Tradition nanarlandaise oblige, je ne vous montrerai pas d'images du viol collectif mais plutôt celle d'une vieille péruvienne indignée.
Pour les plus vicelards en manque, voici tout de même le gros barbu et son shorty de l'espace.
Les quelques doublages aux accents péruviens valent le détour, même si l'ensemble des dialogues se contient (j'aime bien, toutefois, l'expression "
on a fait chou blanc"). La réalisation est sans particularité, avec un montage parfois un peu comiquement abrupte.
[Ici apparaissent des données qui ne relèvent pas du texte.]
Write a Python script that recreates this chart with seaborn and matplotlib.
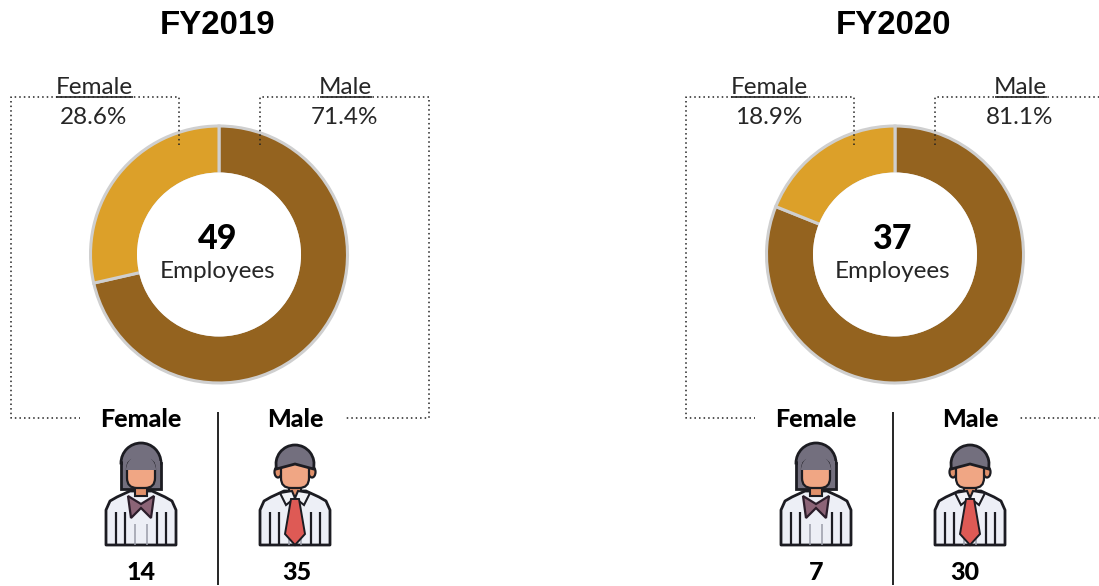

Le quota nanar suit un rythme très tranquille, jamais vraiment ennuyant, et régulièrement ponctué de petits détails marrants (une tête de mannequin en mousse par ci, une maquette d'hélicoptère par là) avec une véritable envolée de débilité située lors du grand final qui voit Cesar exploser le baromètre du nawak.
Les Guerriers de la Jungle est donc à réserver pour les petits creux, en se gardant bien d'en attendre trop.
Allez, t'énerve pas Paul, il est quand même sympa ton film.
A plus, les filles !
Note : 1.5/5
Titre : Les Guerriers de la Jungle
Titre VO : Euer Weg führt durch die Hölle (Le chemin à travers l'Enfer)
Titre Alternatif : Jungle Warriors
Pays : Allemagne/Mexico
Année : 1984
Durée : 1H32
Genre : Placide et Mollo / Les Guerrières de ....
Catégorie : Guerre
Réalisateur : Ernst R. von Theumer
Acteurs : Nina Van Pallandt, Paul L. Smith, John Vernon, Alex Cord, Sybil Danning, Marjoe Gortner , Woody Strode, Ava Cadell...
Images bonus
Un garde qui pisse sur son propre véhicule.
Encore un guerillero qui confond libertad et incurie dentaire.
La troupe des bad guys.
Même dans la jungle, on trouve des fans du Rocky Horror Picture Show.
La Danoise Nina Van Pallandt nettoie le palais au fusil-mitrailleur.
Des tirs au lance-roquettes en intérieur !!
Une balle, et voici un figurant qui se prend soudain pour un clown.
La même, grâce à une flêche.
Cesar à la recherche du piaf responsable de son état.
Pour le plaisir.
Cote de rareté : 5/Introuvable
Seule l'édition version VHS de chez CBS Fox vous permettra de profiter du film en français. Il existerait un DVD zone 1 dont les spécificités me demeurent inconnues.